■ What you will do ■
Repeat verbatim the lines from the one containing "Clone this chart in matplotlib." to the one containing "STEP = 0.80875", ends included, minus any pictures.

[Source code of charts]

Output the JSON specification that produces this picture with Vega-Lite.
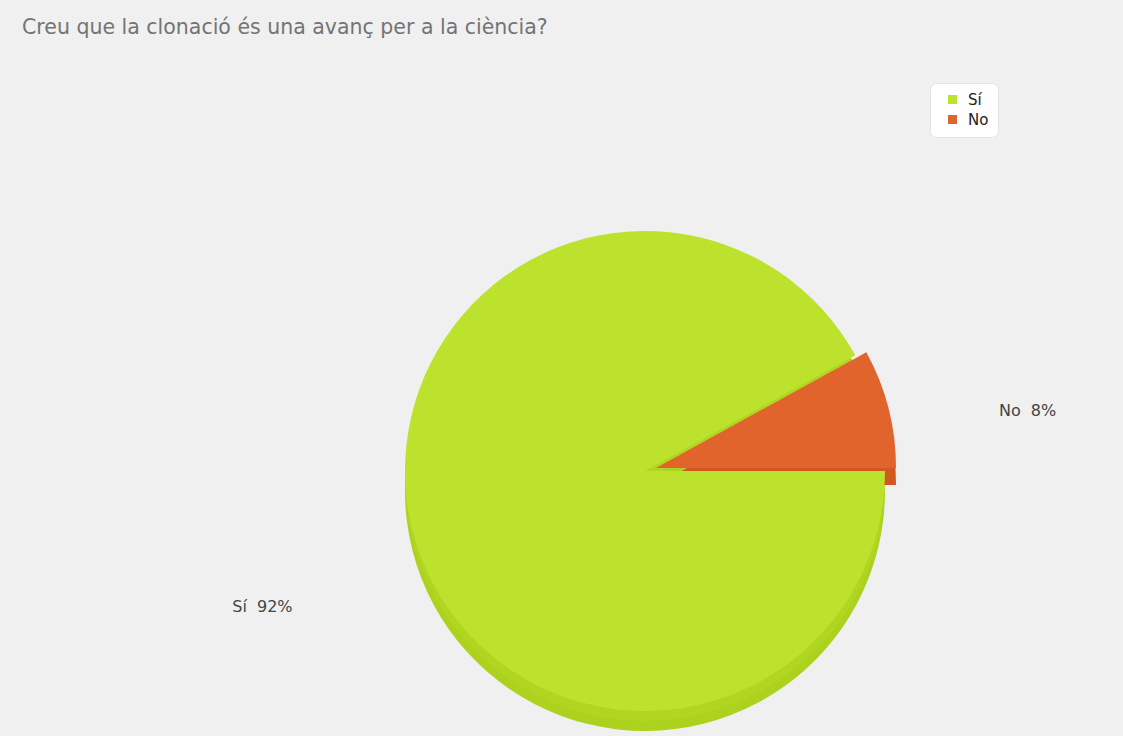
{
  "$schema": "https://vega.github.io/schema/vega-lite/v6.json",
  "autosize": {"type": "none"},
  "padding": {"left": 167, "top": 206, "right": 0, "bottom": 0},
  "width": 956,
  "height": 530,
  "background": "#f0f0f0",
  "title": {
    "text": "Creu que la clonació és una avanç per a la ciència?",
    "anchor": "start",
    "frame": "group",
    "orient": "top",
    "baseline": "alphabetic",
    "offset": 28,
    "dx": -145,
    "font": "DejaVu Sans",
    "fontSize": 20.5,
    "fontWeight": "normal",
    "color": "#747474"
  },
  "data": {
    "values": [
      {"cat": "No", "pct": 8, "label": "No\u00a0 8%"},
      {"cat": "Sí", "pct": 92, "label": "Sí\u00a0 92%"}
    ]
  },
  "encoding": {
    "theta": {"field": "pct", "type": "quantitative", "stack": true, "scale": {"range": [1.0681, 7.3513]}},
    "order": {"field": "cat", "type": "ordinal"}
  },
  "layer": [
    {
      "mark": {"type": "arc", "radius": 240, "yOffset": 20},
      "encoding": {
        "fill": {"value": "#acd21e"},
        "opacity": {"condition": {"test": "datum.cat === 'No'", "value": 0}, "value": 1}
      }
    },
    {
      "mark": {"type": "arc", "radius": 240, "yOffset": 10},
      "encoding": {
        "fill": {"value": "#b0d622"},
        "opacity": {"condition": {"test": "datum.cat === 'No'", "value": 0}, "value": 1}
      }
    },
    {
      "mark": {"type": "arc", "radius": 240, "xOffset": 11, "yOffset": 14},
      "encoding": {
        "fill": {"value": "#d2581f"},
        "opacity": {"condition": {"test": "datum.cat === 'Sí'", "value": 0}, "value": 1}
      }
    },
    {
      "mark": {"type": "arc", "radius": 240, "yOffset": 0},
      "encoding": {
        "color": {"field": "cat", "type": "nominal", "scale": {"domain": ["Sí", "No"], "range": ["#bde22e", "#e0642c"]},
          "legend": {
            "title": null,
            "orient": "none",
            "legendX": 763,
            "legendY": -123,
            "fillColor": "#ffffff",
            "strokeColor": "#e4e4e4",
            "cornerRadius": 6,
            "padding": 9,
            "symbolType": "square",
            "symbolSize": 81,
            "symbolOffset": 6,
            "labelOffset": 8,
            "labelFont": "DejaVu Sans",
            "labelFontSize": 15,
            "labelColor": "#222222",
            "rowPadding": 4
          }},
        "opacity": {"condition": {"test": "datum.cat === 'No'", "value": 0}, "value": 1}
      }
    },
    {
      "mark": {"type": "arc", "radius": 240, "xOffset": 11, "yOffset": -3},
      "encoding": {
        "color": {"field": "cat", "type": "nominal"},
        "opacity": {"condition": {"test": "datum.cat === 'Sí'", "value": 0}, "value": 1}
      }
    },
    {
      "mark": {"type": "text", "radius": 395, "dy": 38, "font": "DejaVu Sans", "fontSize": 16, "color": "#444444"},
      "encoding": {
        "text": {"field": "label"}
      }
    }
  ]
}
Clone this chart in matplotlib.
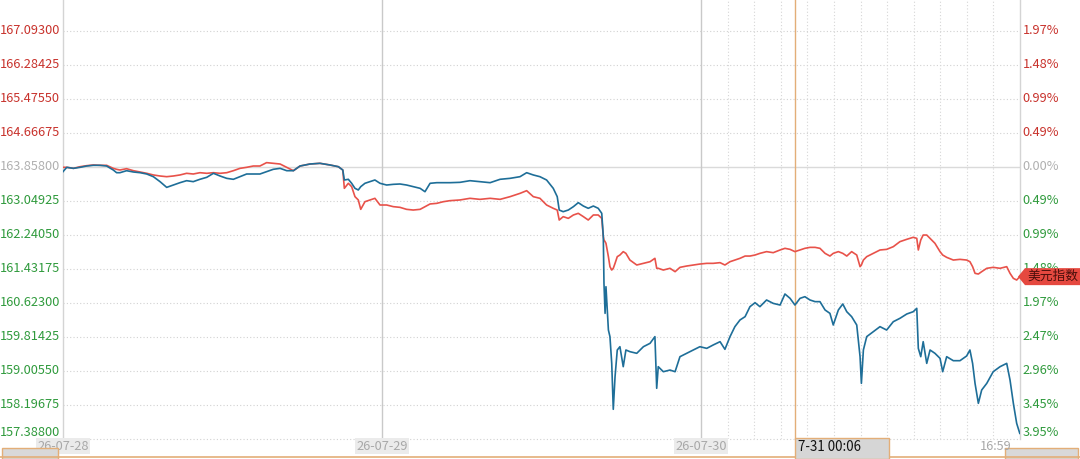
import matplotlib.pyplot as plt
import matplotlib.transforms as mtransforms
from matplotlib.lines import Line2D
from matplotlib.patches import Rectangle, Polygon

plt.rcParams['font.family'] = ['Noto Sans CJK SC', 'DejaVu Sans']

# reference price (previous close) and grid step of the left axis
BASE = 163.858
STEP = 0.80875

# minutes since the start of the 3-day window (one day = 1440 minutes, 17:00 -> 16:59)
minutes = [
    0, 17, 47, 77, 107, 137, 167, 197, 227, 242, 257, 287, 318, 348, 378, 408, 438, 468, 498,
    528, 558, 588, 618, 649, 679, 709, 739, 769, 799, 829, 859, 889, 919, 949, 980, 1010, 1040, 1070,
    1115, 1160, 1205, 1243, 1263, 1270, 1288, 1303, 1318, 1333, 1344, 1363, 1386, 1408, 1431, 1461,
    1491, 1521, 1551, 1581, 1612, 1634, 1657, 1687, 1717, 1747, 1792, 1837, 1882, 1928, 1973, 2018,
    2063, 2093, 2123, 2153,
    2183, 2213, 2231, 2240, 2258, 2281, 2304, 2326, 2349, 2371, 2394, 2416, 2432, 2439, 2442, 2447,
    2451, 2462, 2469, 2477, 2484, 2492, 2502, 2514, 2529, 2541, 2559, 2590, 2620, 2650, 2672, 2680,
    2687, 2710, 2740, 2763, 2785, 2815, 2845, 2875, 2906, 2935, 2966, 2988, 3011, 3033, 3056, 3079,
    3101, 3124, 3146, 3176, 3206, 3237,
    3259, 3282, 3304, 3327, 3349, 3372, 3395, 3417, 3440, 3462, 3477, 3500, 3520, 3538, 3560, 3583,
    3598, 3604, 3613, 3628, 3658, 3688, 3718, 3748, 3778, 3809, 3838, 3854, 3861, 3872, 3883, 3899,
    3914, 3936, 3959, 3971, 3989, 4019, 4049, 4079, 4094, 4106, 4117, 4132, 4147, 4170, 4199, 4230,
    4260, 4275, 4290, 4305, 4319,
]

# main symbol, % change vs BASE (blue line, left axis in price)
main_pct = [
    -0.072, -0.009, -0.024, -0.009, 0.010, 0.020, 0.020, 0.010, -0.048, -0.087, -0.087, -0.058,
    -0.077, -0.087, -0.106, -0.145, -0.217, -0.300, -0.266, -0.232, -0.203, -0.217, -0.183, -0.154,
    -0.096, -0.135, -0.169, -0.183, -0.145, -0.106, -0.106, -0.106, -0.072, -0.038, -0.024, -0.058,
    -0.058, 0.010,
    0.039, 0.049, 0.025, 0.000, -0.048, -0.193, -0.183, -0.241, -0.314, -0.338, -0.290, -0.241,
    -0.217, -0.193, -0.241, -0.266, -0.256, -0.251, -0.266, -0.290, -0.314, -0.363, -0.241, -0.232,
    -0.232, -0.232, -0.227, -0.203, -0.217, -0.232, -0.183, -0.169, -0.145, -0.087, -0.120, -0.145,
    -0.193, -0.314, -0.435, -0.629, -0.653, -0.629, -0.580, -0.522, -0.571, -0.604, -0.571, -0.604,
    -0.677, -1.016, -1.693, -2.129, -1.742, -2.371, -2.467, -2.855, -3.522, -3.048, -2.661, -2.613,
    -2.903, -2.661, -2.685, -2.709, -2.613, -2.564, -2.467, -3.217, -2.903, -2.976, -2.952, -2.976,
    -2.758, -2.709, -2.661, -2.613, -2.637, -2.588, -2.540, -2.651, -2.467, -2.322, -2.225, -2.177,
    -2.032, -1.974, -2.032, -1.935, -1.984, -2.008,
    -1.848, -1.911, -2.008, -1.911, -1.887, -1.935, -1.959, -1.959, -2.080, -2.129, -2.298, -2.080,
    -1.993, -2.105, -2.177, -2.298, -2.758, -3.145, -2.661, -2.467, -2.395, -2.322, -2.371, -2.250,
    -2.201, -2.138, -2.105, -2.056, -2.637, -2.758, -2.540, -2.855, -2.661, -2.709, -2.782, -2.976,
    -2.758, -2.816, -2.816, -2.748, -2.661, -2.855, -3.145, -3.435, -3.242, -3.145, -2.976, -2.903,
    -2.855, -3.097, -3.435, -3.726, -3.871,
]

# 美元指数, % change (red line, right axis)
dxy_pct = [
    -0.009, -0.009, -0.024, 0.000, 0.015, 0.025, 0.020, 0.020, -0.024, -0.038, -0.048, -0.029,
    -0.058, -0.077, -0.096, -0.120, -0.135, -0.145, -0.135, -0.120, -0.096, -0.106, -0.087, -0.096,
    -0.087, -0.096, -0.087, -0.058, -0.024, -0.009, 0.010, 0.010, 0.059, 0.049, 0.039, -0.009,
    -0.058, 0.010,
    0.039, 0.049, 0.025, 0.000, -0.048, -0.314, -0.241, -0.290, -0.435, -0.483, -0.619, -0.508,
    -0.483, -0.459, -0.556, -0.556, -0.580, -0.590, -0.619, -0.629, -0.619, -0.580, -0.541, -0.532,
    -0.508, -0.493, -0.483, -0.459, -0.474, -0.459, -0.474, -0.435, -0.387, -0.348, -0.435, -0.459,
    -0.556, -0.604, -0.629, -0.774, -0.725, -0.750, -0.701, -0.677, -0.725, -0.774, -0.701, -0.701,
    -0.750, -1.016, -1.064, -1.088, -1.112, -1.306, -1.451, -1.500, -1.475, -1.403, -1.306, -1.282,
    -1.233, -1.258, -1.355, -1.427, -1.403, -1.379, -1.330, -1.475, -1.475, -1.500, -1.475, -1.524,
    -1.461, -1.442, -1.427, -1.413, -1.403, -1.403, -1.393, -1.427, -1.379, -1.355, -1.330, -1.297,
    -1.297, -1.282, -1.258, -1.233, -1.248, -1.209,
    -1.185, -1.200, -1.233, -1.209, -1.185, -1.171, -1.171, -1.185, -1.258, -1.297, -1.258, -1.233,
    -1.258, -1.297, -1.233, -1.282, -1.451, -1.427, -1.355, -1.306, -1.258, -1.209, -1.200, -1.161,
    -1.088, -1.054, -1.025, -1.040, -1.209, -1.064, -0.992, -0.992, -1.040, -1.112, -1.233, -1.282,
    -1.316, -1.355, -1.345, -1.355, -1.379, -1.451, -1.548, -1.558, -1.524, -1.475, -1.461, -1.475,
    -1.451, -1.548, -1.621, -1.645, -1.596,
]

day_starts = [0, 1440, 2880]
day_labels = ["26-07-28", "26-07-29", "26-07-30"]
end_label = "16:59"
cross_minute = 3306
cross_label = "7-31 00:06"
dxy_name = "美元指数"
grid_steps = list(range(-8, 6))

RED_TXT = "#c8322c"
GREEN_TXT = "#2f9a3c"
GRAY_TXT = "#b0b0b0"
RED_LINE = "#e8524a"
BLUE_LINE = "#1e6e98"
ORANGE = "#e3ae78"

W, H = 1080, 459
fig = plt.figure(figsize=(W / 100, H / 100), dpi=100)
ax = fig.add_axes([63 / W, 20.3 / H, 957 / W, 438.7 / H])
ax.set_xlim(0, 4320)
ax.set_ylim(BASE - 8 * STEP, BASE + 166.7 / 34 * STEP)
ax.set_xticks([])
ax.set_yticks([])
for side in ("top", "bottom"):
    ax.spines[side].set_visible(False)
for side in ("left", "right"):
    ax.spines[side].set_color("#d4d4d4")
    ax.spines[side].set_linewidth(1.0)

ytrans = mtransforms.blended_transform_factory(ax.transAxes, ax.transData)
for k in grid_steps:
    level = BASE + k * STEP
    pct = k * STEP / BASE * 100
    if k == 0:
        ax.axhline(level, color="#dadada", lw=1.0, zorder=1)
        col = GRAY_TXT
    else:
        ax.axhline(level, color="#d2d2d2", lw=0.8, ls=(0, (1, 2)), zorder=1, clip_on=False)
        col = RED_TXT if k > 0 else GREEN_TXT
    va = "bottom" if k == grid_steps[0] else "center"
    ax.text(-0.003, level, f"{level:.5f}", transform=ytrans, ha="right", va=va,
            color=col, fontsize=9.2, clip_on=False)
    ax.text(1.003, level, f"{abs(pct):.2f}%", transform=ytrans, ha="left", va=va,
            color=col, fontsize=9.2, clip_on=False)

# day separators and 2-hour grid of the last day
for m in day_starts[1:]:
    ax.axvline(m, color="#c9c9c9", lw=1.0, zorder=1)
for m in range(day_starts[-1] + 120, 4320, 120):
    ax.axvline(m, color="#d6d6d6", lw=0.8, ls=(0, (1, 2)), zorder=1)
ax.axvline(cross_minute, color=ORANGE, lw=1.0, zorder=2)

dxy_price = [BASE * (1 + p / 100) for p in dxy_pct]
main_price = [BASE * (1 + p / 100) for p in main_pct]
ax.plot(minutes, dxy_price, color=RED_LINE, lw=1.2, zorder=3)
ax.plot(minutes, main_price, color=BLUE_LINE, lw=1.2, zorder=4)

# bottom time axis
xtrans = mtransforms.blended_transform_factory(ax.transData, fig.transFigure)
label_y = 13 / H
for m, lab in zip(day_starts, day_labels):
    ax.text(m, label_y, lab, transform=xtrans, ha="center", va="center", color="#a8a8a8",
            fontsize=9.2, clip_on=False,
            bbox=dict(boxstyle="square,pad=0.1", fc="#ebebeb", ec="none"))
fig.text(996 / W, label_y, end_label, ha="center", va="center", color="#a8a8a8", fontsize=9.2)

fig.add_artist(Line2D([0, 1], [2.5 / H, 2.5 / H], transform=fig.transFigure, color=ORANGE, lw=1.2))
fig.add_artist(Rectangle((1.5 / W, 0.5 / H), 56 / W, 10.5 / H, transform=fig.transFigure,
                         fc="#d9d9d9", ec=ORANGE, lw=1.0))
fig.add_artist(Rectangle((1005 / W, 0.5 / H), 73 / W, 10.5 / H, transform=fig.transFigure,
                         fc="#d9d9d9", ec=ORANGE, lw=1.0))

# crosshair time label
cx = ax.transData.transform((cross_minute, BASE))[0]
fig.add_artist(Rectangle((cx / W, 0.5 / H), 94 / W, 21 / H, transform=fig.transFigure,
                         fc="#d6d6d6", ec=ORANGE, lw=1.0, zorder=5))
fig.text((cx + 3) / W, 12 / H, cross_label, ha="left", va="center", color="#111111",
         fontsize=9.6, zorder=6)

# last-value tag for 美元指数
ex, ey = ax.transData.transform((4320, dxy_price[-1]))
tag = [(ex - 2, ey), (ex + 5, ey + 8.5), (W, ey + 8.5), (W, ey - 8.5), (ex + 5, ey - 8.5)]
fig.add_artist(Polygon([(px / W, py / H) for px, py in tag], closed=True,
                       transform=fig.transFigure, fc="#e5483f", ec="none", zorder=5))
fig.text((ex + 33) / W, ey / H, dxy_name, ha="center", va="center", color="#4a0f0b",
         fontsize=9.2, zorder=6)

fig.savefig("out.png", dpi=100)
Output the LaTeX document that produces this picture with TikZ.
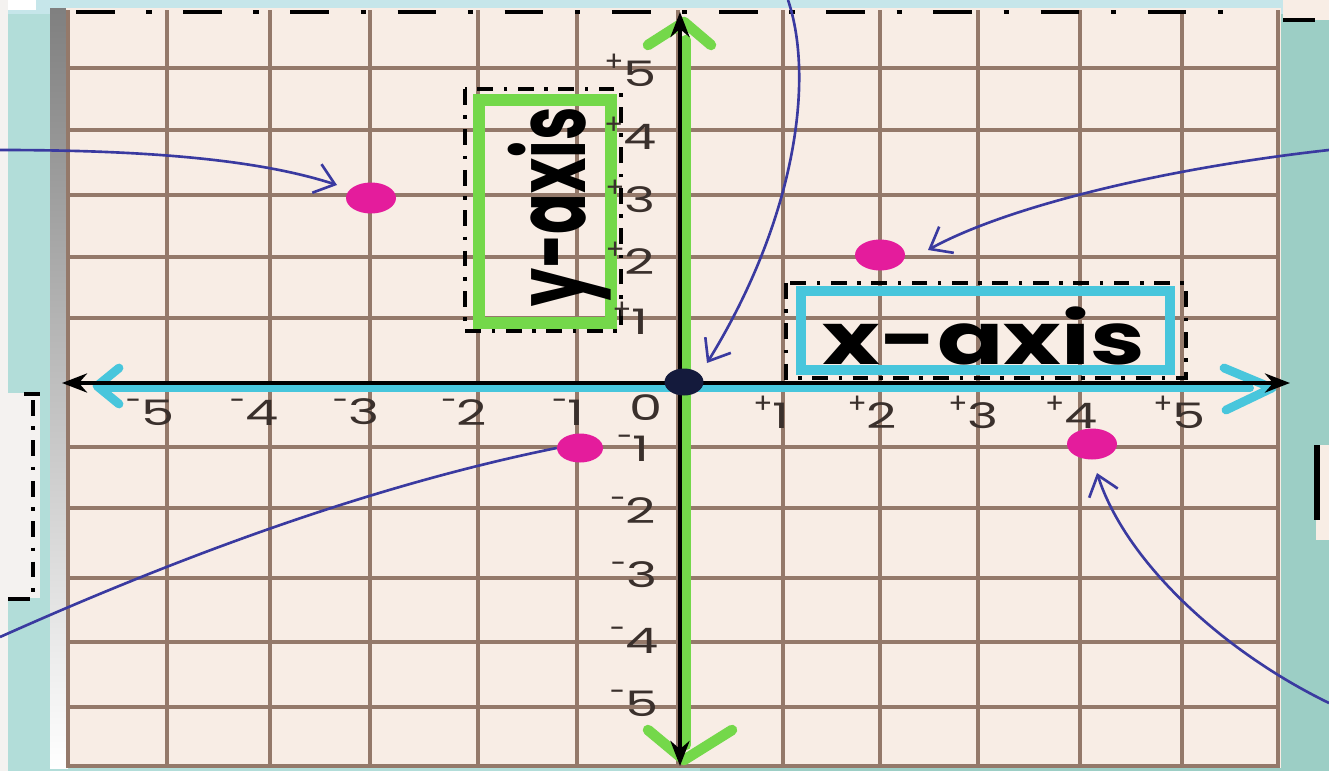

■ Completed task ■
Clone this chart in matplotlib.
import matplotlib.pyplot as plt
import matplotlib.transforms as mtransforms
from matplotlib.lines import Line2D
from matplotlib.patches import Rectangle, Polygon

plt.rcParams['font.family'] = ['Noto Sans CJK SC', 'DejaVu Sans']

# reference price (previous close) and grid step of the left axis
BASE = 163.858
STEP = 0.80875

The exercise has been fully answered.